Question

If the arcs of same length in two circles subtends angles \[{{60}^{\circ }}\]and \[{{75}^{\circ }}\]at the centre, find the ratio of their radii.

Answer 1

Hint: When a certain external force is applied on a pendulum, it moves back and forth with periodic motion. So it is displaced by a certain angle and it is found using the formula \[l=r\theta \]here l is arc length and “r” is radius or length of pendulum. Convert the given degrees to radians and find the values for \[{{r}_{1}}\]and \[{{r}_{2}}\].
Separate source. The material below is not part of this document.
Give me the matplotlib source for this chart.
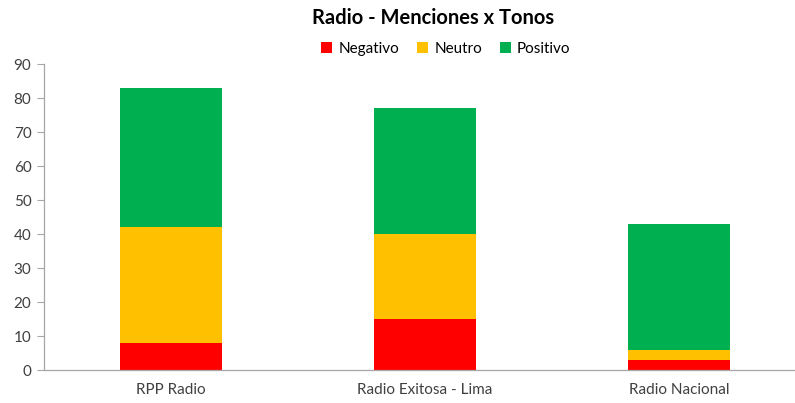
import matplotlib
matplotlib.use("Agg")
import matplotlib.pyplot as plt
from matplotlib.patches import Patch

plt.rcParams['font.family'] = ['Lato', 'DejaVu Sans']

categories = ["RPP Radio", "Radio Exitosa - Lima", "Radio Nacional"]
negativo = [8, 15, 3]
neutro = [34, 25, 3]
positivo = [41, 37, 37]
series_names = ["Negativo", "Neutro", "Positivo"]
colors = ["#FF0000", "#FFC000", "#00B050"]

W, H = 795, 403
fig = plt.figure(figsize=(W / 100, H / 100), dpi=100)
ax = fig.add_axes([44 / W, 1 - 370 / H, 762 / W, 306 / H])

x = list(range(len(categories)))
bottom = [0] * len(categories)
for vals, col in zip([negativo, neutro, positivo], colors):
    ax.bar(x, vals, width=0.4, bottom=bottom, color=col, zorder=2)
    bottom = [b + v for b, v in zip(bottom, vals)]

ax.set_xlim(-0.5, 2.5)
ax.set_ylim(0, 90)
ax.set_yticks(range(0, 91, 10))
ax.set_xticks(x)
ax.set_xticklabels(categories)
for s in ["top", "right"]:
    ax.spines[s].set_visible(False)
for s in ["left", "bottom"]:
    ax.spines[s].set_color("#A6A6A6")
    ax.spines[s].set_linewidth(0.9)
ax.tick_params(axis="y", length=5, color="#A6A6A6", labelsize=11, labelcolor="#404040", pad=4)
ax.tick_params(axis="x", length=0, labelsize=11, labelcolor="#404040", pad=9)

fig.text(433 / W, 1 - 18 / H, "Radio - Menciones x Tonos", ha="center", va="center",
         fontsize=14.5, fontweight="bold", color="#000000")

handles = [Patch(facecolor=c, edgecolor="none") for c in colors]
fig.legend(handles, series_names, loc="center", bbox_to_anchor=(446 / W, 1 - 49 / H),
           ncol=3, frameon=False, fontsize=11, handlelength=0.7, handleheight=0.7,
           handletextpad=0.4, columnspacing=1.2, labelcolor="#000000")

fig.savefig("out.png", dpi=100, facecolor="white")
Complete step-by-step answer:

Given, the arcs of same length in two circles subtend \[{{60}^{\circ }}\]and \[{{75}^{\circ }}\]at the centre
Let the radii of two circles be \[{{r}_{1}}\]and \[{{r}_{2}}\]. Let an arc of length l subtends an angle \[{{60}^{\circ }}\]at the centre of circle of radius \[{{r}_{1}}\]
Now an arc of length l subtends an angle \[{{75}^{\circ }}\]at the centre of the circle of radius \[{{r}_{2}}\].
We know that the length of the arc is given by the formula \[l=r\theta \]
\[{{60}^{\circ }}=\dfrac{\pi }{3}radian\]and \[{{75}^{\circ }}=\dfrac{5\pi }{12}radian\]
\[l=\dfrac{{{r}_{1}}\pi }{3}\]for circle with radius \[{{r}_{1}}\]and arc length l . . . . . . . . . . . . . . . . . . . . . . . . . . . . (1)
\[l=\dfrac{{{r}_{2}}5\pi }{12}\]for circle with radius \[{{r}_{2}}\]and arc length l . . . . . . . . . . . . . . . . . . . . . . . . . . (2)
Equation (1)=equation(2)
\[\dfrac{{{r}_{1}}\pi }{3}=\dfrac{{{r}_{2}}5\pi }{12}\]. . . . . . . . . . . . . . . . . . . . . . . . . . . . . (2)
\[\Rightarrow {{r}_{1}}=\dfrac{{{r}_{2}}5}{4}\]
\[\Rightarrow \dfrac{{{r}_{1}}}{{{r}_{2}}}=\dfrac{5}{4}\]

Note: The length of the arc is given by formula \[l=r\theta \] in this \[\theta \] is the angle subtended and it is in radians but in the problem \[\theta \] is given in degrees so we have to convert to radians. To convert degrees to radians we have to multiply the given degrees with \[\dfrac{\pi }{180}\] then we will get angle subtended in radians.